Cost structures for conductive polymer synthesis reveal that raw materials constitute approximately 40-50% of total production expenses, with specialized monomers being particularly cost-intensive. Processing costs account for an additional 30-35%, primarily due to energy-intensive polymerization and purification steps. Recent advancements in continuous flow synthesis techniques have demonstrated potential cost reductions of 25-30% compared to traditional batch processing, though implementation at industrial scale remains limited.

Equipment requirements for scaled manufacturing present another significant barrier. Specialized reactors capable of precise temperature control (±1°C) and inert atmosphere maintenance are essential for consistent polymer quality. Capital expenditure for a medium-scale production line (100-500 kg/month) typically ranges between $2-5 million, representing a substantial investment barrier for new market entrants.

Environmental considerations also impact manufacturing economics, with solvent recovery systems adding 15-20% to initial capital costs but potentially reducing operational expenses by 10-15% over a five-year period. Regulatory compliance costs vary significantly by region, with stricter requirements in Europe and North America compared to emerging markets.

Recent innovations in manufacturing techniques show promising directions for cost reduction. Roll-to-roll processing methods have demonstrated up to 40% reduction in production costs for thin-film conductive polymer applications. Additionally, water-based synthesis routes are emerging as environmentally friendly alternatives to traditional organic solvent-based methods, potentially reducing both production costs and environmental impact.

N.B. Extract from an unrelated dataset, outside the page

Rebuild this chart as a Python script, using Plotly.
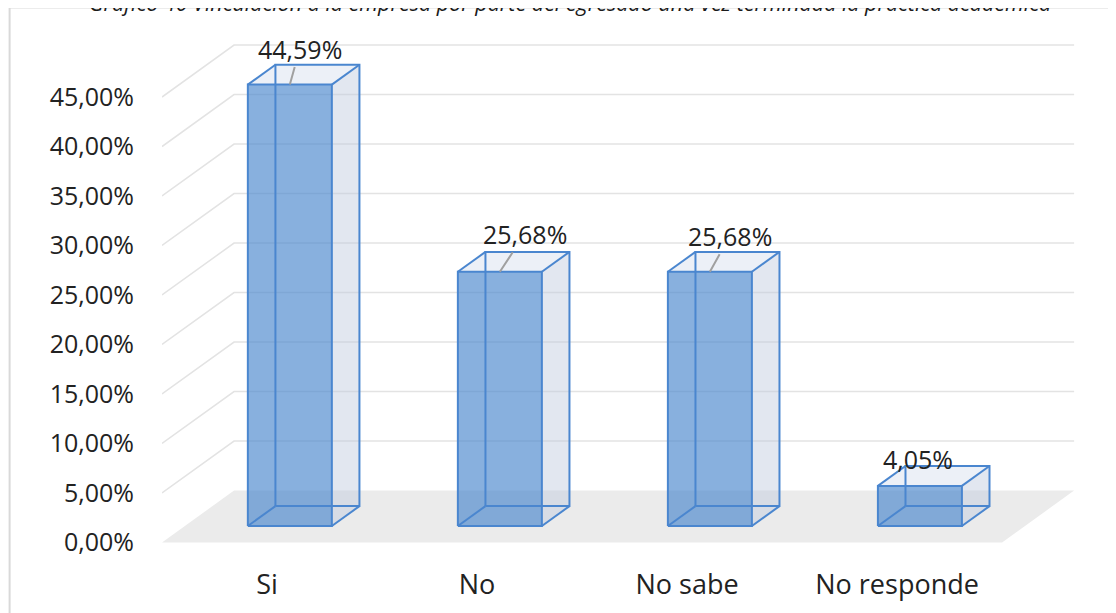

Comparative cost analysis between conductive polymer and traditional lithium-ion battery components indicates that at current production scales, conductive polymer materials remain 2.5-3.5 times more expensive per kWh of storage capacity. However, sensitivity analysis suggests that with production volumes exceeding 10,000 metric tons annually, costs could approach parity with conventional materials, particularly when accounting for the enhanced safety and performance benefits of solid-state configurations.